In the leading case Hanumant and Another v. The State of Madhya Pradesh, [1952] SCR 1090 it is also cautioned thus:
"In dealing with circumstantial evidence there is always the danger that conjecture or suspicion may take the place of legal proof. It is 28 therefore right to remember that in cases where the evidence is of a circumstantial nature, the circumstances from which the conclusion of guilt is to be drawn should in the first instance be fully established and all the facts so established should be consistent only with the hypothesis of the guilt of the accused. Again, the circumstances should be of a conclusive nature and tendency, and they should be such as to exclude every hypothesis but the one proposed to be proved. In other words, there must be a chain of evidence so far complete as not leave any reasonable ground for a conclusion consistent with the innocence of the accused and it must be such as to show that within all human probability the act must have been done by the accused."

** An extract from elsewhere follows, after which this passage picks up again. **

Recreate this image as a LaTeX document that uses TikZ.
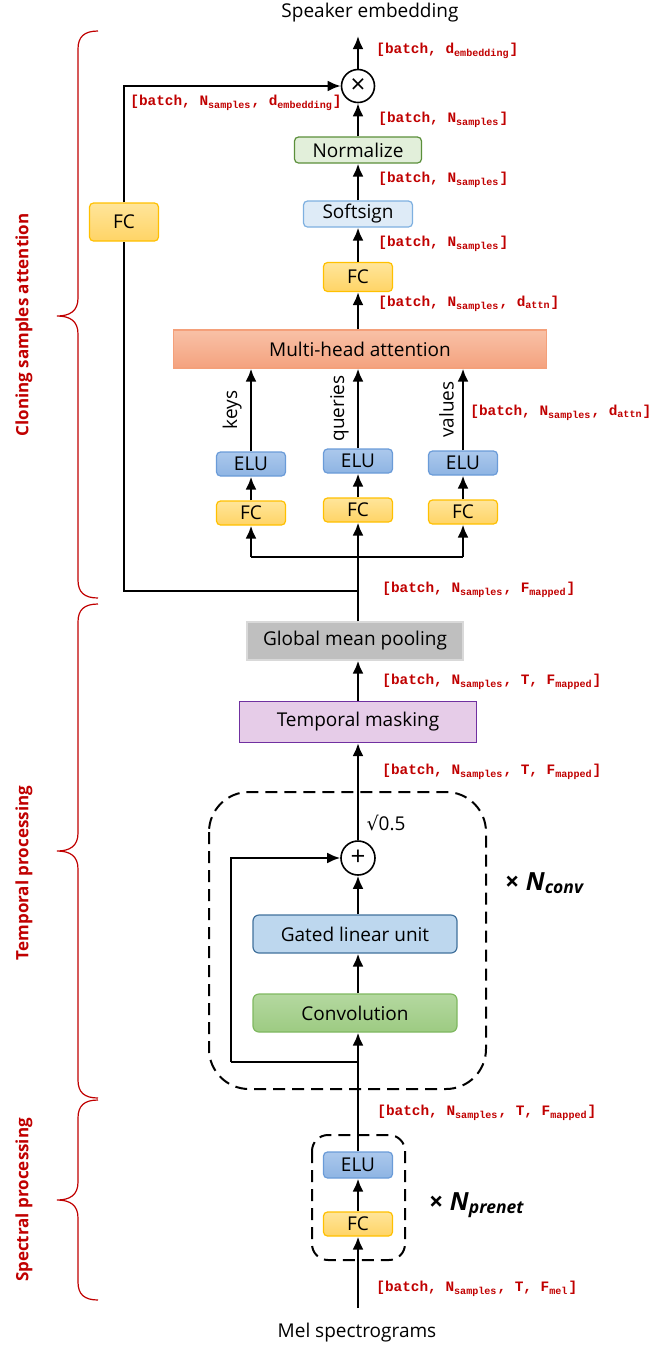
\documentclass[tikz,border=0pt]{standalone}
\usepackage{fontspec}
\setmainfont{Open Sans}
\newfontfamily\monofont{Liberation Mono}
\newfontfamily\symfont{DejaVu Sans}
\usetikzlibrary{arrows.meta}
\usetikzlibrary{positioning}
\definecolor{dimred}{HTML}{C00000}
\definecolor{fctop}{HTML}{FFE59A}
\definecolor{fcbot}{HTML}{FFD466}
\definecolor{fcline}{HTML}{FFC000}
\definecolor{elutop}{HTML}{ABC8EC}
\definecolor{elubot}{HTML}{8EB4E3}
\definecolor{eluline}{HTML}{6A9BD8}
\definecolor{normfill}{HTML}{E2EFDA}
\definecolor{normline}{HTML}{5B8F3A}
\definecolor{signfill}{HTML}{DEEBF7}
\definecolor{signline}{HTML}{7EB0E0}
\definecolor{mhatop}{HTML}{F8C1A6}
\definecolor{mhabot}{HTML}{F4A27F}
\definecolor{mhaline}{HTML}{F4A07A}
\definecolor{poolfill}{HTML}{BFBFBF}
\definecolor{poolline}{HTML}{D9D9D9}
\definecolor{maskfill}{HTML}{E6CCE8}
\definecolor{maskline}{HTML}{7030A0}
\definecolor{glufill}{HTML}{BDD7EE}
\definecolor{gluline}{HTML}{41719C}
\definecolor{convtop}{HTML}{B4D8A0}
\definecolor{convbot}{HTML}{9DCB82}
\definecolor{convline}{HTML}{7FB860}
\newcommand{\idx}[1]{\textsubscript{#1}}
\tikzset{>={Latex[length = 6.5pt, width = 5.5pt]}}
\tikzset{wire/.style = {line width = 1.2pt}}
\tikzset{flow/.style = {wire, ->}}
\tikzset{block/.style = {draw, line width = 0.6pt, inner sep = 0, font = \fontsize{9.5}{11}\selectfont}}
\tikzset{fc/.style = {block, rounded corners = 2pt, draw = fcline, top color = fctop, bottom color = fcbot, minimum width = 34.5pt, minimum height = 12pt}}
\tikzset{elu/.style = {block, rounded corners = 2pt, draw = eluline, top color = elutop, bottom color = elubot, minimum width = 34.5pt, minimum height = 12pt}}
\tikzset{op/.style = {draw, circle, line width = 0.8pt, inner sep = 0, minimum size = 16.5pt, font = \fontsize{13}{13}\selectfont}}
\tikzset{tensor/.style = {anchor = west, inner sep = 0, text = dimred, font = \monofont\bfseries\fontsize{7.2}{8}\selectfont}}
\tikzset{stage/.style = {rotate = 90, inner sep = 0, text = dimred, font = \bfseries\fontsize{8.5}{10}\selectfont}}
\tikzset{groupbrace/.style = {draw = dimred, line width = 0.6pt}}
\tikzset{repeatbox/.style = {draw, line width = 1pt, dash pattern = on 6pt off 3.5pt}}
\tikzset{caption/.style = {inner sep = 0, font = \fontsize{9.5}{11}\selectfont}}
\tikzset{repeats/.style = {inner sep = 0, font = \bfseries\fontsize{12.5}{14}\selectfont}}

\begin{document}
\begin{tikzpicture}[x = 0.5pt, y = -0.5pt]
  \useasboundingbox (0, 0) rectangle (650, 1346);

  \node [caption] (speaker) at (370, 13) {Speaker embedding};
  \coordinate (out) at (358, 36);
  \node [op] (mul) at (358, 86) {×};
  \node [block, rounded corners = 2pt, draw = normline, fill = normfill, minimum width = 63.5pt, minimum height = 13pt] (norm) at (358, 150) {Normalize};
  \node [block, rounded corners = 2pt, draw = signline, fill = signfill, minimum width = 54.5pt, minimum height = 13pt] (sign) at (358, 214) {Softsign};
  \node [fc, minimum height = 14.5pt] (fcatt) at (358, 277) {FC};
  \node [block, draw = mhaline, top color = mhatop, bottom color = mhabot, minimum width = 186.5pt, minimum height = 19pt] (mha) at (360, 349) {Multi-head attention};
  \node [fc, minimum height = 19pt] (fcskip) at (124, 222) {FC};

  \node [elu] (eluk) at (251, 464) {ELU};
  \node [elu] (eluq) at (358, 461) {ELU};
  \node [elu] (eluv) at (463, 463) {ELU};
  \node [fc] (fck) at (251, 513) {FC};
  \node [fc] (fcq) at (358, 510) {FC};
  \node [fc] (fcv) at (463, 512) {FC};
  \coordinate (split) at (358, 557);
  \coordinate (tap) at (358, 591);

  \node [block, draw = poolline, fill = poolfill, minimum width = 108pt, minimum height = 19pt] (pool) at (355, 641) {Global mean pooling};
  \node [block, draw = maskline, fill = maskfill, minimum width = 118.5pt, minimum height = 20.5pt] (mask) at (358, 722) {Temporal masking};

  \draw [repeatbox, rounded corners = 20pt] (209, 792) rectangle (486, 1089);
  \node [op, minimum size = 17pt] (add) at (358, 858) {+};
  \node [caption] (scale) at (386, 823) {{\symfont √}0.5};
  \node [block, rounded corners = 3pt, draw = gluline, fill = glufill, minimum width = 102pt, minimum height = 19pt] (glu) at (355, 934) {Gated linear unit};
  \node [block, rounded corners = 3pt, draw = convline, top color = convtop, bottom color = convbot, minimum width = 102pt, minimum height = 19pt] (conv) at (355, 1013) {Convolution};
  \coordinate (res) at (358, 1062);
  \coordinate (resleft) at (231, 1062);
  \node [repeats] (nconv) at (545, 883) {× \textit{N}\idx{\textit{conv}}};

  \draw [repeatbox, rounded corners = 8pt] (312, 1135) rectangle (405, 1260);
  \node [elu, minimum height = 13pt] (elupre) at (358, 1165) {ELU};
  \node [fc] (fcpre) at (358, 1224) {FC};
  \node [repeats] (nprenet) at (477, 1205) {× \textit{N}\idx{\textit{prenet}}};
  \coordinate (in) at (358, 1308);
  \node [caption] (mel) at (357, 1333) {Mel spectrograms};

  \draw [flow] (in) -- (fcpre.south);
  \draw [flow] (fcpre.north) -- (elupre.south);
  \draw [flow] (elupre.north) -- (conv.south -| res);
  \draw [wire] (res) -- (resleft);
  \draw [flow] (resleft) |- (add.west);
  \draw [flow] (conv.north -| res) -- (glu.south -| res);
  \draw [flow] (glu.north -| res) -- (add.south);
  \draw [flow] (add.north) -- (mask.south);
  \draw [flow] (mask.north) -- (pool.south -| mask.north);
  \draw [flow] (pool.north -| fcq.south) -- (fcq.south);
  \draw [wire] (fck.south |- split) -- (fcv.south |- split);
  \draw [flow] (fck.south |- split) -- (fck.south);
  \draw [flow] (fcv.south |- split) -- (fcv.south);
  \draw [wire] (tap) -| (fcskip.south);
  \draw [flow] (fcskip.north) |- (mul.west);
  \draw [flow] (fck.north) -- (eluk.south);
  \draw [flow] (fcq.north) -- (eluq.south);
  \draw [flow] (fcv.north) -- (eluv.south);
  \draw [flow] (eluk.north) -- (eluk.north |- mha.south) node [caption, midway, rotate = 90, anchor = south, inner sep = 4pt] (keys) {keys};
  \draw [flow] (eluq.north) -- (eluq.north |- mha.south) node [caption, midway, rotate = 90, anchor = south, inner sep = 4pt] (queries) {queries};
  \draw [flow] (eluv.north) -- (eluv.north |- mha.south) node [caption, midway, rotate = 90, anchor = south, inner sep = 4pt] (values) {values};
  \draw [flow] (mha.north -| fcatt) -- (fcatt.south);
  \draw [flow] (fcatt.north) -- (sign.south);
  \draw [flow] (sign.north) -- (norm.south);
  \draw [flow] (norm.north) -- (mul.south);
  \draw [flow] (mul.north) -- (out);

  \node [tensor] (dout) at (376, 51) {[batch, d\idx{embedding}]};
  \node [tensor] (dskip) at (130, 103) {[batch, N\idx{samples}, d\idx{embedding}]};
  \node [tensor] (dnorm) at (378, 120) {[batch, N\idx{samples}]};
  \node [tensor] (dsign) at (378, 180) {[batch, N\idx{samples}]};
  \node [tensor] (dfc) at (378, 244) {[batch, N\idx{samples}]};
  \node [tensor] (dmha) at (378, 304) {[batch, N\idx{samples}, d\idx{attn}]};
  \node [tensor] (dhead) at (470, 413) {[batch, N\idx{samples}, d\idx{attn}]};
  \node [tensor] (dpool) at (382, 590) {[batch, N\idx{samples}, F\idx{mapped}]};
  \node [tensor] (dmask) at (382, 682) {[batch, N\idx{samples}, T, F\idx{mapped}]};
  \node [tensor] (dconv) at (382, 772) {[batch, N\idx{samples}, T, F\idx{mapped}]};
  \node [tensor] (dpre) at (377, 1113) {[batch, N\idx{samples}, T, F\idx{mapped}]};
  \node [tensor] (dmel) at (376, 1289) {[batch, N\idx{samples}, T, F\idx{mel}]};

  \foreach \ya/\ym/\yb in {31/316/598, 604/851/1098, 1100/1200/1300}
    \draw [groupbrace] (98, \ya) .. controls (84, \ya) and (78, \ya + 6) .. (78, \ya + 18)
      -- (78, \ym - 18) .. controls (78, \ym - 5) and (70, \ym) .. (57, \ym)
      .. controls (70, \ym) and (78, \ym + 5) .. (78, \ym + 18)
      -- (78, \yb - 18) .. controls (78, \yb - 6) and (84, \yb) .. (98, \yb);
  \node [stage] (cloning) at (24, 325) {Cloning samples attention};
  \node [stage] (temporal) at (24, 873) {Temporal processing};
  \node [stage] (spectral) at (24, 1200) {Spectral processing};
\end{tikzpicture}
\end{document}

32. On a re-appreciation of the evidence on record, we are satisfied that there is nothing to support the conclusion arrived at by the learned Sessions Judge and he has entirely acted on hunches, instincts and conjectures which is impermissible in law. Therefore, the impugned judgment dated 31.12.2014 convicting the appellants for the offences punishable under 29 Sections 302, 498-A read with Section 34 of IPC is liable to be set aside. Hence, the following:
ORDER The above appeal is allowed. The judgment of conviction passed by learned Second Additional Sessions Judge in S.C.No.191/2013 dated 31.12.2014 is set aside. The appellants are acquitted of the offences punishable under Sections 302, 498-A read with Section 34 of IPC. They shall be set at liberty forthwith unless their presence is required for the purpose of any other case.